Interests of Justice
The presiding justice said:
“[E]ven if we agreed with Charter that the unconscionable provisions are collateral to the contract’s main purpose and it is possible to sever those provisions, severance is still not warranted because ‘enforcing the balance of the contract would [not] be in the interests of justice.’….The multiple defects in the Agreement ‘indicate that the stronger party [Charter] engaged in a systematic effort to impose arbitration on the weaker party not simply as an alternative to litigation, but to secure a forum that works to the stronger party’s advantage.’ ”
Pointing to specific examples, Currey commented:
“Specifically, the Agreement impermissibly conveys the following to the employee: her claims are likely subject to arbitration, but claims likely to be brought by Charter against her are exempt from arbitration; she will potentially have to initiate arbitration of her FEHA claims before an administrative investigation can be conducted…; and, critically, she risks challenging the enforceability of the Agreement because even if some of her arguments are successful, she is still required to pay Charter’s attorneys’ fees and costs if the court ultimately compels arbitration.”

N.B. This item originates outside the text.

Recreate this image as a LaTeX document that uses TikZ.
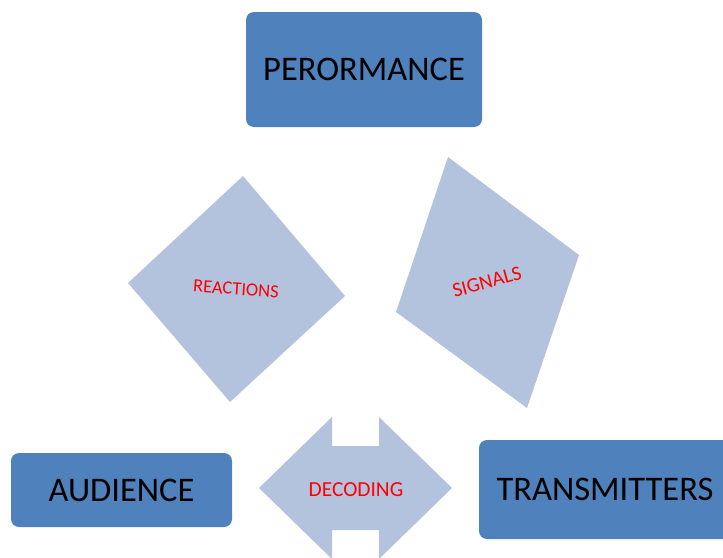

Under those circumstances, he opined that “mere severance of these provisions and enforcement of the remainder of the Agreement” could create perverse incentives for an employer to draft a one-sided arbitration contract because the document may never be challenged and, even if it is, a court may decide to simply delete any clauses it finds problematic.
He added:
“The Agreement’s severance clause does not change our conclusion….Based on the adhesive nature of the Agreement, we decline to permit the severance clause to dictate the outcome when, as here, severance of the unconscionable provisions would not further the interests of justice.”
The case is Ramirez v. Charter Communications Inc., 2025 S.O.S. 448.